When might a nonprofit corporation be the right type of business entity?
Nonprofit organizations and charitable organizations often choose a nonprofit corporation form of business when their primary purpose is educational, religious, charitable, or similar and not to distribute profits to owners. A nonprofit corporation exists separately from its founders, can hire employees, and may seek tax exempt status from the Internal Revenue Service if it meets specific requirements. Unlike other structures, any surplus generally must support the organization's mission rather than being paid out as profits to owners.
Why should business owners talk to a business attorney or tax professional before choosing an entity type?

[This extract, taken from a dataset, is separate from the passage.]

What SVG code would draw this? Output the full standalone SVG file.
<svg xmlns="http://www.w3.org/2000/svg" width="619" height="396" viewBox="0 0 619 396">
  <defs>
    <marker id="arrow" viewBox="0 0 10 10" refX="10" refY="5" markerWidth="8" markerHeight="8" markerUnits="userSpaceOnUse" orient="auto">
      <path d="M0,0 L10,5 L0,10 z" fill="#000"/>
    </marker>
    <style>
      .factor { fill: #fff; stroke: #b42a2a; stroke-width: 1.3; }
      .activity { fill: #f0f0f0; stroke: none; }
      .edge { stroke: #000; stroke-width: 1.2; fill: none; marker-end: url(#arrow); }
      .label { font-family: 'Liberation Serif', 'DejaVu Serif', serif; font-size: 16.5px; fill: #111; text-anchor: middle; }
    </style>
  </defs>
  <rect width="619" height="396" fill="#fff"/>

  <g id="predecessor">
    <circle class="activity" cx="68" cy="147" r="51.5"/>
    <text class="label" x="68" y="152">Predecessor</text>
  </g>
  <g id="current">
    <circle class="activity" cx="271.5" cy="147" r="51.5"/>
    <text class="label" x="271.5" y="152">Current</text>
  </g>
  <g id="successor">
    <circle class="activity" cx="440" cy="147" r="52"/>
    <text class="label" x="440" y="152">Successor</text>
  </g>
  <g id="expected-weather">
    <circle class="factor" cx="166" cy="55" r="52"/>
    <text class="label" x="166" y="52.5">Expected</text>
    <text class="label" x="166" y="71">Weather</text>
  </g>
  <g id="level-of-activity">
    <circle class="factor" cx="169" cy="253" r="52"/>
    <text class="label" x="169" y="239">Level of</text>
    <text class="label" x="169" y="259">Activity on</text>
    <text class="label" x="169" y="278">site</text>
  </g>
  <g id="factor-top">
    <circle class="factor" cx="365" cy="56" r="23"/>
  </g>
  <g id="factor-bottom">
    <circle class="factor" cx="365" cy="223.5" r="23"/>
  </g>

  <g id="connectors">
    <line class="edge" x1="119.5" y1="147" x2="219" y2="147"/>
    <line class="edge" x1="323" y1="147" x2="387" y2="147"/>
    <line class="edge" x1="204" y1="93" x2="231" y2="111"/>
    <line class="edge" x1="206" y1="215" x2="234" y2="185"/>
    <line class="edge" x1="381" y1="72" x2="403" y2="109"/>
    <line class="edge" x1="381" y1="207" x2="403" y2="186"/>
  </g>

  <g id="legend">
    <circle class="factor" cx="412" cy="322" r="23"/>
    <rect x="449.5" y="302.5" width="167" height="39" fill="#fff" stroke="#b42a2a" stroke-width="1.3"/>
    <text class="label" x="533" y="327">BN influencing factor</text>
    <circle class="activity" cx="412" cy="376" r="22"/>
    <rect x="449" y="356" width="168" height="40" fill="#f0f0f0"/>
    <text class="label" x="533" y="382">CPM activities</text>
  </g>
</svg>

Different entity types offer different legal protections, tax benefits, and obligations, and the best business structure depends on specific business activities, ownership goals, and long-term plans. A business attorney can explain liability protection, corporate formalities, partnership agreement terms, and state rules for transferring ownership, while a tax professional can address federal taxes, tax filing requirements, and how profits and losses will appear on owners' personal income tax returns. Professional guidance helps small business owners avoid costly restructuring if they later discover another structure would have better matched their needs.
Disclaimer: This content is intended for general educational and informational purposes only and does not constitute legal, tax, or accounting advice. Every effort is made to keep the information current and accurate; however, laws, regulations, and guidance can change, and no representation or warranty is given that the content is complete, up to date, or suitable for any particular situation. You should not rely on this material as a substitute for advice from a qualified professional who can consider your specific facts and objectives before you make decisions or take action.